Stated task
Beginning at the first line of the data, print each line exactly, stopping after the line that contains "male = [0, 2, 6, 9, 46]".

--- BEGIN ---

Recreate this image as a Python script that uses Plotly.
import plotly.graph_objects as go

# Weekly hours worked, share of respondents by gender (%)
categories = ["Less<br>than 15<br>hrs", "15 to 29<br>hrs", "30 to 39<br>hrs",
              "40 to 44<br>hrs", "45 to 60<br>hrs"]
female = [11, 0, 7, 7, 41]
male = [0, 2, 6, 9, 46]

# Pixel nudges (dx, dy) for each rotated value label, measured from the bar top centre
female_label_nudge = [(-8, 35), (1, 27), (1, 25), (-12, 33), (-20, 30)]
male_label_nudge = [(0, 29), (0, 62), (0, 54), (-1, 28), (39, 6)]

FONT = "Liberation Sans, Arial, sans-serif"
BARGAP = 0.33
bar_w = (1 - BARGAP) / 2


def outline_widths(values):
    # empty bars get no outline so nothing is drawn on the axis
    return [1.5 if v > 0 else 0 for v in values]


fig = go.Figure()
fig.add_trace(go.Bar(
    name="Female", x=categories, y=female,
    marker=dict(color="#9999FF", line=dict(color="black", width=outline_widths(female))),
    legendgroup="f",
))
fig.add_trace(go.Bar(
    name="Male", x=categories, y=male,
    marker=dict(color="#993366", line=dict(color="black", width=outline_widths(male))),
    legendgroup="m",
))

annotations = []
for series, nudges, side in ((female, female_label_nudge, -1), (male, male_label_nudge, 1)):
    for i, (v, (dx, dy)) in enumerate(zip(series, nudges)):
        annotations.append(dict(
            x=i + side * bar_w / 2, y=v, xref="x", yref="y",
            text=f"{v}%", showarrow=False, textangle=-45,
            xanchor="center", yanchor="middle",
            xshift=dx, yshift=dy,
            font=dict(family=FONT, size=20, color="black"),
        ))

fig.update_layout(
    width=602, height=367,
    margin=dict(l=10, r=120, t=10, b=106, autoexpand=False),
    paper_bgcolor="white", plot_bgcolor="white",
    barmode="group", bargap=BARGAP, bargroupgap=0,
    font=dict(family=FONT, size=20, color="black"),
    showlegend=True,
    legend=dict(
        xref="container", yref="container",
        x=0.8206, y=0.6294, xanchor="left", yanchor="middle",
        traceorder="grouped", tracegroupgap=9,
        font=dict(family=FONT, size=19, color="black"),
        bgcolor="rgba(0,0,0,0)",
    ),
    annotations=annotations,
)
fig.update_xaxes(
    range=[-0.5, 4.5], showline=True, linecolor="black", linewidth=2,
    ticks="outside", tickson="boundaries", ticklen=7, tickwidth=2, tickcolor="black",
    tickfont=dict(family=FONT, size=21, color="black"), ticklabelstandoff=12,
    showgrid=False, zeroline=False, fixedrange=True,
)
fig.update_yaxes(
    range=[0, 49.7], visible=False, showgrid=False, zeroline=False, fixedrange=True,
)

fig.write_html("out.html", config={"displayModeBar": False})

--- END ---

Exercise output
Recreate this image as a Python script that uses Plotly.
import plotly.graph_objects as go

# Weekly hours worked, share of respondents by gender (%)
categories = ["Less<br>than 15<br>hrs", "15 to 29<br>hrs", "30 to 39<br>hrs",
              "40 to 44<br>hrs", "45 to 60<br>hrs"]
female = [11, 0, 7, 7, 41]
male = [0, 2, 6, 9, 46]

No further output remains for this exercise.